Ao longo do show, o poeta e jornalista Ivan Junqueira, diretor do Centro de Informações das ONU no Brasil, ficou encarregado de ler artigos da Declaração Universal dos Direitos Humanos. Logo no início do espetáculo, Ivan afirma que “o futuro da Declaração dos Direitos Humanos depende de vocês, jovens! Em comum acordo com os músicos do espetáculo, eles me autorizaram a ler artigos desta declaração. Artigo 1º: todos os homens nascem livres e iguais em dignidades e direitos. São dotados de razão e consciência, e devem agir em relação uns aos outros com espírito de fraternidade”, diz entre aplausos e assovios.

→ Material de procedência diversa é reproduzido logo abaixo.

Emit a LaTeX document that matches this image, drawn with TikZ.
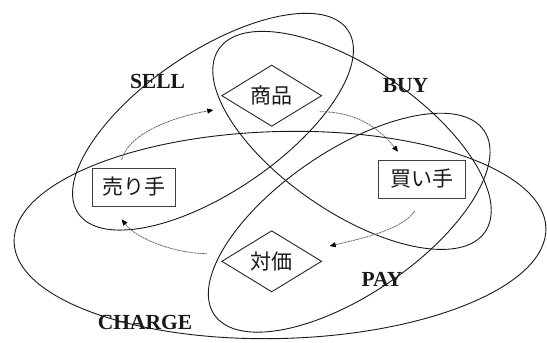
\documentclass[tikz,border=0pt]{standalone}
\usepackage{fontspec}
\setmainfont{Liberation Serif}
\newfontfamily\jpfont{Noto Sans CJK JP}
\usetikzlibrary{shapes.geometric,arrows.meta}
\begin{document}
\begin{tikzpicture}[x=1pt,y=-1pt,
  ring/.style={draw=black!90,line width=0.9pt},
  goods/.style={diamond,draw=black!85,line width=0.9pt,minimum width=100pt,minimum height=57pt,inner sep=0pt,font=\jpfont\fontsize{21}{23}\selectfont,text=black!90},
  party/.style={rectangle,draw=black!75,line width=0.9pt,minimum height=38pt,inner sep=0pt,font=\jpfont\fontsize{21}{23}\selectfont,text=black!90},
  verblabel/.style={font=\bfseries\fontsize{21.5}{24}\selectfont,text=black!90,inner sep=0pt},
  flow/.style={draw=black!60,line width=0.8pt,dash pattern=on 2pt off 0.7pt,-{Triangle[length=6pt,width=5pt,color=black]}}]
\useasboundingbox (0,0) rectangle (547,343);
% ellipses
\draw[ring, rotate around={34.2:(213,121.7)}] (213,121.7) ellipse [x radius=163pt, y radius=70pt];
\draw[ring, rotate around={-34.5:(352,140.4)}] (352,140.4) ellipse [x radius=161.5pt, y radius=72pt];
\draw[ring, rotate around={34.3:(349.2,222.7)}] (349.2,222.7) ellipse [x radius=163.3pt, y radius=71.8pt];
\draw[ring, rotate around={1.5:(280,235)}] (280,235) ellipse [x radius=266pt, y radius=103.5pt];
% nodes
\node[goods] (shohin) at (271.7,95.7) {商品};
\node[goods] (taika) at (271.7,261.3) {対価};
\node[party,minimum width=82.7pt] (urite) at (133.7,187) {売り手};
\node[party,minimum width=87pt] (kaite) at (421.7,179) {買い手};
% labels
\node[verblabel] (sell) at (157.5,81) {SELL};
\node[verblabel] (buy) at (405.5,86) {BUY};
\node[verblabel] (pay) at (382,279.7) {PAY};
\node[verblabel] (charge) at (145,322.5) {CHARGE};
% flow arrows
\coordinate (f1s) at (121.7,160);
\coordinate (f1e) at (213.3,110);
\coordinate (f2s) at (319.7,111.7);
\coordinate (f2e) at (398,151.7);
\coordinate (f3s) at (414.7,211);
\coordinate (f3e) at (329.7,246);
\coordinate (f4s) at (206.7,253.7);
\coordinate (f4e) at (121.7,219.3);
\draw[flow] (f1s) .. controls +(6,-25) and +(-45,8) .. (f1e);
\draw[flow] (f2s) .. controls +(35,0) and +(-20,-25) .. (f2e);
\draw[flow] (f3s) .. controls +(-12,18) and +(35,-8) .. (f3e);
\draw[flow] (f4s) .. controls +(-30,0) and +(15,20) .. (f4e);
\end{tikzpicture}
\end{document}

Se Ivan Junqueira dava o recado aos militares com a Carta que completava 25 anos, os artistas ocupavam seu espaço com letras e músicas contundentes. Célio Albuquerque relembra o repertório contestador do espetáculo. “São músicas fortes, como 'Palavras', do Gonzaguinha, que saiu no primeiro EP dele, em 1973. Tem 'Pesadelo', música do Paulo César Pinheiro, que diz 'se você corta um verso, eu escrevo outro'. Tem 'Ouro de Tolo' e 'Mosca na sopa', do Raul Seixas, que são extremamente políticas. E tem 'Bom Conselho', do Chico Buarque”, relembra o jornalista.

Disponível em plataformas digitais, o Banquete dos Mendigos foi gravado em um único gravador esterefônico semiprofissional, pelo técnico de som Mauricio Hughes. Meses depois do show, Jards Macalé, que assinava a direção-geral do espetáculo, dedicou-se a editar o material para veicular comercialmente.

O fato, no entanto, só ocorreria a partir de 1979, seis anos depois do festival, quando os processos de abertura democrática já haviam começado no Brasil.